### Task objective
Pictures don't belong in the copy; print all the records exactly.

### Data to use
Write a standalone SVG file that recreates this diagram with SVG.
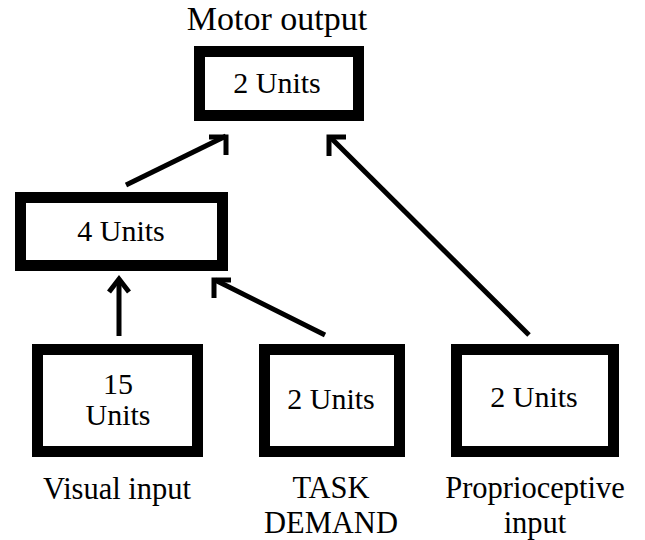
<svg xmlns="http://www.w3.org/2000/svg" width="645" height="540" viewBox="0 0 645 540">
<style>
.box{fill:#fff;stroke:#000;stroke-width:11}
text{font-family:'Liberation Serif','Times New Roman',serif;fill:#000;text-anchor:middle}
.u{font-size:30px}
.l{font-size:30.5px}
.c{fill:none;stroke:#000;stroke-width:5;stroke-linejoin:miter}
</style>
<rect width="645" height="540" fill="#fff"/>
<g id="connectors">
<line class="c" x1="126" y1="185" x2="226" y2="136"/>
<polyline class="c" points="209,137 226,137 226,155"/>
<line class="c" x1="119" y1="336" x2="119" y2="280"/>
<polyline class="c" points="109,292 119,279 129,292"/>
<line class="c" x1="325" y1="335" x2="215" y2="280"/>
<polyline class="c" points="231,280 214,280 214,298"/>
<line class="c" x1="529" y1="335" x2="330" y2="137"/>
<polyline class="c" points="346,137 329,137 329,156"/>
</g>
<g id="motor">
<text x="277" y="30" style="font-size:34px">Motor output</text>
<rect class="box" x="199.5" y="51.5" width="159" height="64"/>
<text class="u" x="277" y="93">2 Units</text>
</g>
<g id="hidden">
<rect class="box" x="20.5" y="197.5" width="202" height="68"/>
<text class="u" x="121" y="241">4 Units</text>
</g>
<g id="visual">
<rect class="box" x="37.5" y="349.5" width="160" height="102"/>
<text class="u" x="118" y="394">15</text>
<text class="u" x="118" y="425">Units</text>
<text class="l" x="117" y="499">Visual input</text>
</g>
<g id="task">
<rect class="box" x="264.5" y="349.5" width="135" height="102"/>
<text class="u" x="331" y="409">2 Units</text>
<text class="l" x="331" y="498">TASK</text>
<text class="l" x="331" y="533">DEMAND</text>
</g>
<g id="proprio">
<rect class="box" x="456.5" y="349.5" width="157" height="102"/>
<text class="u" x="534" y="407">2 Units</text>
<text class="l" x="535" y="498">Proprioceptive</text>
<text class="l" x="535" y="533">input</text>
</g>
</svg>
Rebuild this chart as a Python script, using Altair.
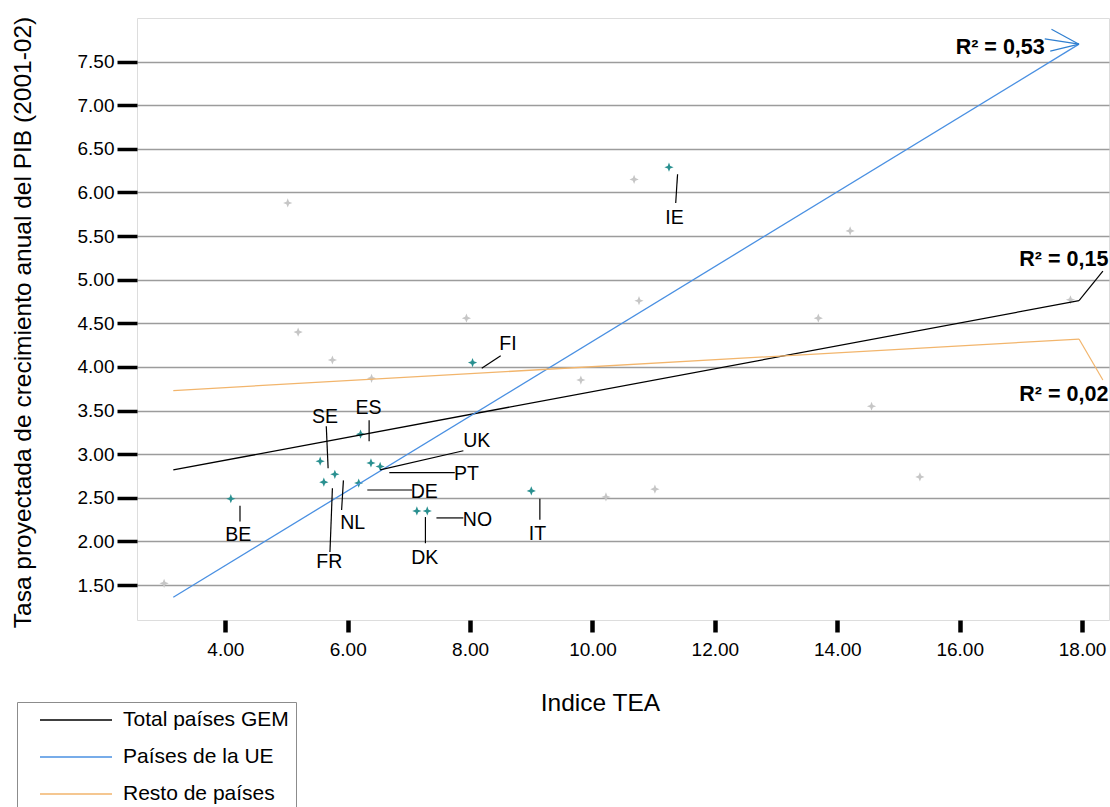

### Output
Write a standalone SVG file that recreates this diagram with SVG.
<svg xmlns="http://www.w3.org/2000/svg" width="645" height="540" viewBox="0 0 645 540">
<style>
.box{fill:#fff;stroke:#000;stroke-width:11}
text{font-family:'Liberation Serif','Times New Roman',serif;fill:#000;text-anchor:middle}
.u{font-size:30px}
.l{font-size:30.5px}
.c{fill:none;stroke:#000;stroke-width:5;stroke-linejoin:miter}
</style>
<rect width="645" height="540" fill="#fff"/>
<g id="connectors">
<line class="c" x1="126" y1="185" x2="226" y2="136"/>
<polyline class="c" points="209,137 226,137 226,155"/>
<line class="c" x1="119" y1="336" x2="119" y2="280"/>
<polyline class="c" points="109,292 119,279 129,292"/>
<line class="c" x1="325" y1="335" x2="215" y2="280"/>
<polyline class="c" points="231,280 214,280 214,298"/>
<line class="c" x1="529" y1="335" x2="330" y2="137"/>
<polyline class="c" points="346,137 329,137 329,156"/>
</g>
<g id="motor">
<text x="277" y="30" style="font-size:34px">Motor output</text>
<rect class="box" x="199.5" y="51.5" width="159" height="64"/>
<text class="u" x="277" y="93">2 Units</text>
</g>
<g id="hidden">
<rect class="box" x="20.5" y="197.5" width="202" height="68"/>
<text class="u" x="121" y="241">4 Units</text>
</g>
<g id="visual">
<rect class="box" x="37.5" y="349.5" width="160" height="102"/>
<text class="u" x="118" y="394">15</text>
<text class="u" x="118" y="425">Units</text>
<text class="l" x="117" y="499">Visual input</text>
</g>
<g id="task">
<rect class="box" x="264.5" y="349.5" width="135" height="102"/>
<text class="u" x="331" y="409">2 Units</text>
<text class="l" x="331" y="498">TASK</text>
<text class="l" x="331" y="533">DEMAND</text>
</g>
<g id="proprio">
<rect class="box" x="456.5" y="349.5" width="157" height="102"/>
<text class="u" x="534" y="407">2 Units</text>
<text class="l" x="535" y="498">Proprioceptive</text>
<text class="l" x="535" y="533">input</text>
</g>
</svg>
Rebuild this chart as a Python script, using Altair.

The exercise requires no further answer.